Set down exactly the lines of the listing below, please, beginning with the first and ending with the line that holds "const companyName = 'Marketaxess".

-- -- --

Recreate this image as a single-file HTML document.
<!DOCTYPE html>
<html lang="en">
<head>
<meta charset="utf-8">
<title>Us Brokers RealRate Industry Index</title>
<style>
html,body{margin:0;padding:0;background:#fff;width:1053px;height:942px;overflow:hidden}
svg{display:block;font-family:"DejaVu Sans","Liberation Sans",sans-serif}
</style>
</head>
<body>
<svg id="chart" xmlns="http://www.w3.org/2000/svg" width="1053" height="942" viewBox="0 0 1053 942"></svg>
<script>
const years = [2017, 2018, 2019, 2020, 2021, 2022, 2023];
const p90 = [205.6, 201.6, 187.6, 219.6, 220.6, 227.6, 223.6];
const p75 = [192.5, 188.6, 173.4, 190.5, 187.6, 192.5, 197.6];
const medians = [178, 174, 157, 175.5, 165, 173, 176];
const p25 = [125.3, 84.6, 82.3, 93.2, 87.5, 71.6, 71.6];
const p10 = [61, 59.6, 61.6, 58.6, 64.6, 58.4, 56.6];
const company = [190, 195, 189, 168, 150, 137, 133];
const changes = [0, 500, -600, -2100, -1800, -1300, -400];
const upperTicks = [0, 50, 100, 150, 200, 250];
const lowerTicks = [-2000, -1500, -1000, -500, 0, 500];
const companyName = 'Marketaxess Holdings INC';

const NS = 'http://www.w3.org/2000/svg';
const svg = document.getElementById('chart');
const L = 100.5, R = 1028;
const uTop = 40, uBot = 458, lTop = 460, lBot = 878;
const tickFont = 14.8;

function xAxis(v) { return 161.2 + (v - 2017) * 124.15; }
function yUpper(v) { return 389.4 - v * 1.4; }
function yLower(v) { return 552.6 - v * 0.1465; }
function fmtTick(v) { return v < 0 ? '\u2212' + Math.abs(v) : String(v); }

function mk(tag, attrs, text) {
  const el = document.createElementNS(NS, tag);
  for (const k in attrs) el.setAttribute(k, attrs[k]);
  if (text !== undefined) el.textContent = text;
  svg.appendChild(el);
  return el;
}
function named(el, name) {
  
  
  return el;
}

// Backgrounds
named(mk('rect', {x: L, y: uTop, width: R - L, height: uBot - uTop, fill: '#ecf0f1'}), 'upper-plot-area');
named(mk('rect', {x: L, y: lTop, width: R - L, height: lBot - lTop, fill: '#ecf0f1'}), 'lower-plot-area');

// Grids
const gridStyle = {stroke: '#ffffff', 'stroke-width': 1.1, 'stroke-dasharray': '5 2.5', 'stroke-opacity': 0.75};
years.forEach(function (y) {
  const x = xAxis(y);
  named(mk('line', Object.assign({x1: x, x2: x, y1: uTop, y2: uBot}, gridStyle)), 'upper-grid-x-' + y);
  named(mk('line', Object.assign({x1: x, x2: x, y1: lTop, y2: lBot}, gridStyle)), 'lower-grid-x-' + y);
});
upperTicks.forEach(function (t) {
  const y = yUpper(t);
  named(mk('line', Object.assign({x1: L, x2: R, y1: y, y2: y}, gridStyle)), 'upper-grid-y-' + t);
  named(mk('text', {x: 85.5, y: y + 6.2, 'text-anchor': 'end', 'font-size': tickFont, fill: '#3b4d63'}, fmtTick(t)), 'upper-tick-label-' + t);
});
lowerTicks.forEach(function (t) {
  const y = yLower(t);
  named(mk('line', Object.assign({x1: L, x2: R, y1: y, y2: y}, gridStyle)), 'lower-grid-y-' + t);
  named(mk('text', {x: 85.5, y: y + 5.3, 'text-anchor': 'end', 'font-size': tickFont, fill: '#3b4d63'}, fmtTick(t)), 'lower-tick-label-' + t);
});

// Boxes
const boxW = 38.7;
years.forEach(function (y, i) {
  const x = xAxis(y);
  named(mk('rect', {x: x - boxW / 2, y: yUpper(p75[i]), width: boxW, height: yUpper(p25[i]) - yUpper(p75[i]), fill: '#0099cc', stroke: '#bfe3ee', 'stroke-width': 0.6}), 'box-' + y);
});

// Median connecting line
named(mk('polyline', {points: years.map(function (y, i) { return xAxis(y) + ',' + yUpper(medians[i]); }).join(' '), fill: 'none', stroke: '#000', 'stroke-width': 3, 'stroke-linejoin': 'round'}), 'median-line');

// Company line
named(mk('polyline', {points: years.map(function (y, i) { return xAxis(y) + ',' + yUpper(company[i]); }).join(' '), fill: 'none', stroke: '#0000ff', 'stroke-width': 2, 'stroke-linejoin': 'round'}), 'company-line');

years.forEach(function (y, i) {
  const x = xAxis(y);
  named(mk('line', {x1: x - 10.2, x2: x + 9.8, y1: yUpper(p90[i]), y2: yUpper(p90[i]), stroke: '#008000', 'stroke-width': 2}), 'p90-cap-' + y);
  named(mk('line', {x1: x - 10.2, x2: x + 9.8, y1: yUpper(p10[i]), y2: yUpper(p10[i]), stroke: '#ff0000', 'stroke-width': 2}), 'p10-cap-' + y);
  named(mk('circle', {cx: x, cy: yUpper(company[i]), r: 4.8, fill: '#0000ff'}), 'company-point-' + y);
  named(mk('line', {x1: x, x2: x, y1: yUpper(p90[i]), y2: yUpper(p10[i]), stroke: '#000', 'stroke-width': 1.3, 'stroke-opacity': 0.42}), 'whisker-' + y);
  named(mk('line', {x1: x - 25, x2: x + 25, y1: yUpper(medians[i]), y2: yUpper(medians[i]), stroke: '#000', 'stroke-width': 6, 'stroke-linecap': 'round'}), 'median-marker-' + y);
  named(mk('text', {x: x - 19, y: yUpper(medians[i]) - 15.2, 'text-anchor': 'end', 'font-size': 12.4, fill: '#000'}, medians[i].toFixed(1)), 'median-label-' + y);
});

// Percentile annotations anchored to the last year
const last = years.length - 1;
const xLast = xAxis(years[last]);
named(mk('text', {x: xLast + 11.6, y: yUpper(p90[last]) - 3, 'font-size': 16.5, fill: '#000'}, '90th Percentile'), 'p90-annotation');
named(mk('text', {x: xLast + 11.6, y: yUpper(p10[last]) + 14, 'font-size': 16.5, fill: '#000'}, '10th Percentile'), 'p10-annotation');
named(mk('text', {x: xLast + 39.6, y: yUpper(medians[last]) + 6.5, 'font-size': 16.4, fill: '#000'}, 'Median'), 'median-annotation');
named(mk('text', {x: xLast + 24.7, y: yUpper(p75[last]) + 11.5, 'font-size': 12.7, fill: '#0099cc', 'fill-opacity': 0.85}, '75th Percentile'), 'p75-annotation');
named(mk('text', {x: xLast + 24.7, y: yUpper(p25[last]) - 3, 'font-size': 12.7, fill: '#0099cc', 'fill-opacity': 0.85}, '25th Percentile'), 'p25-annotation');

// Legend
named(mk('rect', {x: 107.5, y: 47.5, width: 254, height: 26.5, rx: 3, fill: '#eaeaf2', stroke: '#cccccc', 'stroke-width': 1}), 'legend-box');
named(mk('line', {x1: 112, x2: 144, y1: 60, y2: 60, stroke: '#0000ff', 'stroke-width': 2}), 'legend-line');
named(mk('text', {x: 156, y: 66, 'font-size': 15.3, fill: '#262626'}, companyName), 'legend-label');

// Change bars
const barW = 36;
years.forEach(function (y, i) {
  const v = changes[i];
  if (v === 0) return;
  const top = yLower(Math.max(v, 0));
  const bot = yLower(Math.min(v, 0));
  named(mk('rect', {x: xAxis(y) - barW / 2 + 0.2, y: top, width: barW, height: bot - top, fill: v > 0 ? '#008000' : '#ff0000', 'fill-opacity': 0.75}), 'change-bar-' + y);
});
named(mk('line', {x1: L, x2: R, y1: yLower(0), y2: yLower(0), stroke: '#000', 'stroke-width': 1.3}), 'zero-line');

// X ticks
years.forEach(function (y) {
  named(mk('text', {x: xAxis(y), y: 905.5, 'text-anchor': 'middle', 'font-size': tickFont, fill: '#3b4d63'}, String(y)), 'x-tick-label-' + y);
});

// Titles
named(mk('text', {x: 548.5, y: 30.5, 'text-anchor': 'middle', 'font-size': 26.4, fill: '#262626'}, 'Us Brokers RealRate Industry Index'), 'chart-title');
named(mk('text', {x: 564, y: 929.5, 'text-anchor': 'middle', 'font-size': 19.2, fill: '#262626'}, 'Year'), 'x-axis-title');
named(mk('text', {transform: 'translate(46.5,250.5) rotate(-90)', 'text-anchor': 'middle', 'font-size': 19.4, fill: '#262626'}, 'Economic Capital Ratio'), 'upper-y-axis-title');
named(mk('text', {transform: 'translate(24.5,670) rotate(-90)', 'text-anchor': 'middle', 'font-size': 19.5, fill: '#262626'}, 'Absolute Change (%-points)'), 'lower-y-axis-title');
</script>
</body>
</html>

-- -- --

### Written answer
Recreate this image as a single-file HTML document.
<!DOCTYPE html>
<html lang="en">
<head>
<meta charset="utf-8">
<title>Us Brokers RealRate Industry Index</title>
<style>
html,body{margin:0;padding:0;background:#fff;width:1053px;height:942px;overflow:hidden}
svg{display:block;font-family:"DejaVu Sans","Liberation Sans",sans-serif}
</style>
</head>
<body>
<svg id="chart" xmlns="http://www.w3.org/2000/svg" width="1053" height="942" viewBox="0 0 1053 942"></svg>
<script>
const years = [2017, 2018, 2019, 2020, 2021, 2022, 2023];
const p90 = [205.6, 201.6, 187.6, 219.6, 220.6, 227.6, 223.6];
const p75 = [192.5, 188.6, 173.4, 190.5, 187.6, 192.5, 197.6];
const medians = [178, 174, 157, 175.5, 165, 173, 176];
const p25 = [125.3, 84.6, 82.3, 93.2, 87.5, 71.6, 71.6];
const p10 = [61, 59.6, 61.6, 58.6, 64.6, 58.4, 56.6];
const company = [190, 195, 189, 168, 150, 137, 133];
const changes = [0, 500, -600, -2100, -1800, -1300, -400];
const upperTicks = [0, 50, 100, 150, 200, 250];
const lowerTicks = [-2000, -1500, -1000, -500, 0, 500];
const companyName = 'Marketaxess Holdings INC';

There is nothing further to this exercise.